● **EXERCISE DIRECTIONS**: Copy everything in the data below exactly except the pictures.

● **RECORDED INFORMATION**:
· · · ·
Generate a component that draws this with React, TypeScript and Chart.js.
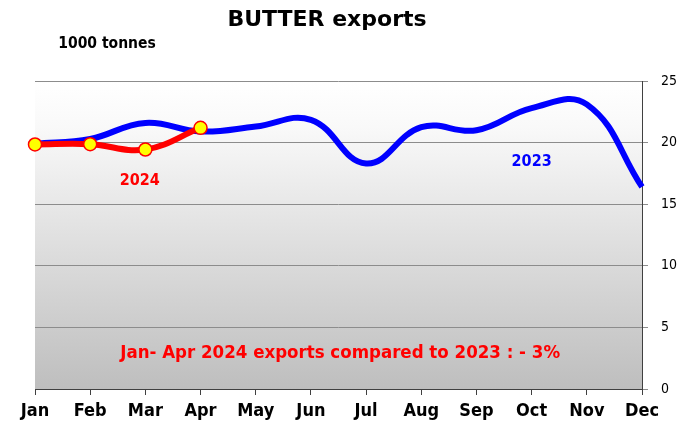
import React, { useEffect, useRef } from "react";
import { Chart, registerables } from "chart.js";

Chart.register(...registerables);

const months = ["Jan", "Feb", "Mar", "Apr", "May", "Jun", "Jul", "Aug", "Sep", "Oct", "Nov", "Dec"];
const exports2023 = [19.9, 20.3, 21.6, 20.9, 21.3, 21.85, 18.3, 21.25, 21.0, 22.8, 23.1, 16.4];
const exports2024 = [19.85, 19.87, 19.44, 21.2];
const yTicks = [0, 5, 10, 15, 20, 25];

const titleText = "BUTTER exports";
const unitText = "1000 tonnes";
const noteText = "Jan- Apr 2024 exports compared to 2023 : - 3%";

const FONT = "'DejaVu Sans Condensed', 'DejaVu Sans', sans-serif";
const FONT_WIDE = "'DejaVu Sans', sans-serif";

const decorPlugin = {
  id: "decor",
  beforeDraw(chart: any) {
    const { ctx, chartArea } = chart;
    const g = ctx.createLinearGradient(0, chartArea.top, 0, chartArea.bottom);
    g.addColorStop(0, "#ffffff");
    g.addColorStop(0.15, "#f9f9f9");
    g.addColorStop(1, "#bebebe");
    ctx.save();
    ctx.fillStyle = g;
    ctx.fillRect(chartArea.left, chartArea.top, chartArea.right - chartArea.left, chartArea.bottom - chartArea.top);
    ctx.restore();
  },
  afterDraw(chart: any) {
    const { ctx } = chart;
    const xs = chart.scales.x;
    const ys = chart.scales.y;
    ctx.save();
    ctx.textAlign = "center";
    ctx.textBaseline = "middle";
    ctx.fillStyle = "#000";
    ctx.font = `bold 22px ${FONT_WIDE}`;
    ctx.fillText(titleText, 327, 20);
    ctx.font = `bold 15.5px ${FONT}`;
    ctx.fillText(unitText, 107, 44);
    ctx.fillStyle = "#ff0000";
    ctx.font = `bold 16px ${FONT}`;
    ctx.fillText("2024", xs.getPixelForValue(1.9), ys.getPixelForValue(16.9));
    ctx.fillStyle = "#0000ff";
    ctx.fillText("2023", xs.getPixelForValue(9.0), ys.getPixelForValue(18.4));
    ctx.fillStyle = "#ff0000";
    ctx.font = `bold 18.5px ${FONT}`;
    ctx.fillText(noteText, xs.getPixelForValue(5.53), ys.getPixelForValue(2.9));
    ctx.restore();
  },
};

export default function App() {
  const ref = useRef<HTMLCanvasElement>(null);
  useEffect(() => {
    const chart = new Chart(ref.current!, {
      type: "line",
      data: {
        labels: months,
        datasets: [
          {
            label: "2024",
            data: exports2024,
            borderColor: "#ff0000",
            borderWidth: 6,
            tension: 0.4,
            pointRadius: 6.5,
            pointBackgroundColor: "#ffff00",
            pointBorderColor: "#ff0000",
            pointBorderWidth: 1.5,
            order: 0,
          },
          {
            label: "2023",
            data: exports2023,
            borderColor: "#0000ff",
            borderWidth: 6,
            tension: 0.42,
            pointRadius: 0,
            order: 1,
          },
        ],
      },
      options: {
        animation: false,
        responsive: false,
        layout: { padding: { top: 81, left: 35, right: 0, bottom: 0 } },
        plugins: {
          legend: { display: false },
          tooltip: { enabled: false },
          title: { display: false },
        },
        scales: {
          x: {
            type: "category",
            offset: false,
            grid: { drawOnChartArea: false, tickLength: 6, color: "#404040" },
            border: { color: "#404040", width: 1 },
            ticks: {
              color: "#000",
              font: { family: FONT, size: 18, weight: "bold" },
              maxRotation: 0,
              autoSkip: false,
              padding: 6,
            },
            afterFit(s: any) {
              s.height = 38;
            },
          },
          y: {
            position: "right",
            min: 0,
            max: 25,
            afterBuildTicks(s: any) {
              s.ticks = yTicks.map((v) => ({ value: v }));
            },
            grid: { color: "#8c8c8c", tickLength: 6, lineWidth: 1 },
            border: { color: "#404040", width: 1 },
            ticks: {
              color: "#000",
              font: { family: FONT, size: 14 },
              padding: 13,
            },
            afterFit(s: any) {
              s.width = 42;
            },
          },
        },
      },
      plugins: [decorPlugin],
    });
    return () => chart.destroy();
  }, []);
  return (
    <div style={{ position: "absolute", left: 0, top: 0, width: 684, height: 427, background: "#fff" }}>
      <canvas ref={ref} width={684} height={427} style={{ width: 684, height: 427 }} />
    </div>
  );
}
· · · ·
● **ANSWER TO THE PROBLEM**:
Generate a component that draws this with React, TypeScript and Chart.js.
import React, { useEffect, useRef } from "react";
import { Chart, registerables } from "chart.js";

Chart.register(...registerables);

const months = ["Jan", "Feb", "Mar", "Apr", "May", "Jun", "Jul", "Aug", "Sep", "Oct", "Nov", "Dec"];
const exports2023 = [19.9, 20.3, 21.6, 20.9, 21.3, 21.85, 18.3, 21.25, 21.0, 22.8, 23.1, 16.4];
const exports2024 = [19.85, 19.87, 19.44, 21.2];
const yTicks = [0, 5, 10, 15, 20, 25];

const titleText = "BUTTER exports";
const unitText = "1000 tonnes";
const noteText = "Jan- Apr 2024 exports compared to 2023 : - 3%";

const FONT = "'DejaVu Sans Condensed', 'DejaVu Sans', sans-serif";
const FONT_WIDE = "'DejaVu Sans', sans-serif";

const decorPlugin = {
  id: "decor",
  beforeDraw(chart: any) {
    const { ctx, chartArea } = chart;
    const g = ctx.createLinearGradient(0, chartArea.top, 0, chartArea.bottom);
    g.addColorStop(0, "#ffffff");
    g.addColorStop(0.15, "#f9f9f9");
    g.addColorStop(1, "#bebebe");
    ctx.save();
    ctx.fillStyle = g;
    ctx.fillRect(chartArea.left, chartArea.top, chartArea.right - chartArea.left, chartArea.bottom - chartArea.top);
    ctx.restore();
  },
  afterDraw(chart: any) {
    const { ctx } = chart;
    const xs = chart.scales.x;
    const ys = chart.scales.y;
    ctx.save();
    ctx.textAlign = "center";
    ctx.textBaseline = "middle";
    ctx.fillStyle = "#000";
    ctx.font = `bold 22px ${FONT_WIDE}`;
    ctx.fillText(titleText, 327, 20);
    ctx.font = `bold 15.5px ${FONT}`;
    ctx.fillText(unitText, 107, 44);
    ctx.fillStyle = "#ff0000";
    ctx.font = `bold 16px ${FONT}`;
    ctx.fillText("2024", xs.getPixelForValue(1.9), ys.getPixelForValue(16.9));
    ctx.fillStyle = "#0000ff";
    ctx.fillText("2023", xs.getPixelForValue(9.0), ys.getPixelForValue(18.4));
    ctx.fillStyle = "#ff0000";
    ctx.font = `bold 18.5px ${FONT}`;
    ctx.fillText(noteText, xs.getPixelForValue(5.53), ys.getPixelForValue(2.9));
    ctx.restore();
  },
};

export default function App() {
  const ref = useRef<HTMLCanvasElement>(null);
  useEffect(() => {
    const chart = new Chart(ref.current!, {
      type: "line",
      data: {
        labels: months,
        datasets: [
          {
            label: "2024",
            data: exports2024,
            borderColor: "#ff0000",
            borderWidth: 6,
            tension: 0.4,
            pointRadius: 6.5,
            pointBackgroundColor: "#ffff00",
            pointBorderColor: "#ff0000",
            pointBorderWidth: 1.5,
            order: 0,
          },
          {
            label: "2023",
            data: exports2023,
            borderColor: "#0000ff",
            borderWidth: 6,
            tension: 0.42,
            pointRadius: 0,
            order: 1,
          },
        ],
      },
      options: {
        animation: false,
        responsive: false,
        layout: { padding: { top: 81, left: 35, right: 0, bottom: 0 } },
        plugins: {
          legend: { display: false },
          tooltip: { enabled: false },
          title: { display: false },
        },
        scales: {
          x: {
            type: "category",
            offset: false,
            grid: { drawOnChartArea: false, tickLength: 6, color: "#404040" },
            border: { color: "#404040", width: 1 },
            ticks: {
              color: "#000",
              font: { family: FONT, size: 18, weight: "bold" },
              maxRotation: 0,
              autoSkip: false,
              padding: 6,
            },
            afterFit(s: any) {
              s.height = 38;
            },
          },
          y: {
            position: "right",
            min: 0,
            max: 25,
            afterBuildTicks(s: any) {
              s.ticks = yTicks.map((v) => ({ value: v }));
            },
            grid: { color: "#8c8c8c", tickLength: 6, lineWidth: 1 },
            border: { color: "#404040", width: 1 },
            ticks: {
              color: "#000",
              font: { family: FONT, size: 14 },
              padding: 13,
            },
            afterFit(s: any) {
              s.width = 42;
            },
          },
        },
      },
      plugins: [decorPlugin],
    });
    return () => chart.destroy();
  }, []);
  return (
    <div style={{ position: "absolute", left: 0, top: 0, width: 684, height: 427, background: "#fff" }}>
      <canvas ref={ref} width={684} height={427} style={{ width: 684, height: 427 }} />
    </div>
  );
}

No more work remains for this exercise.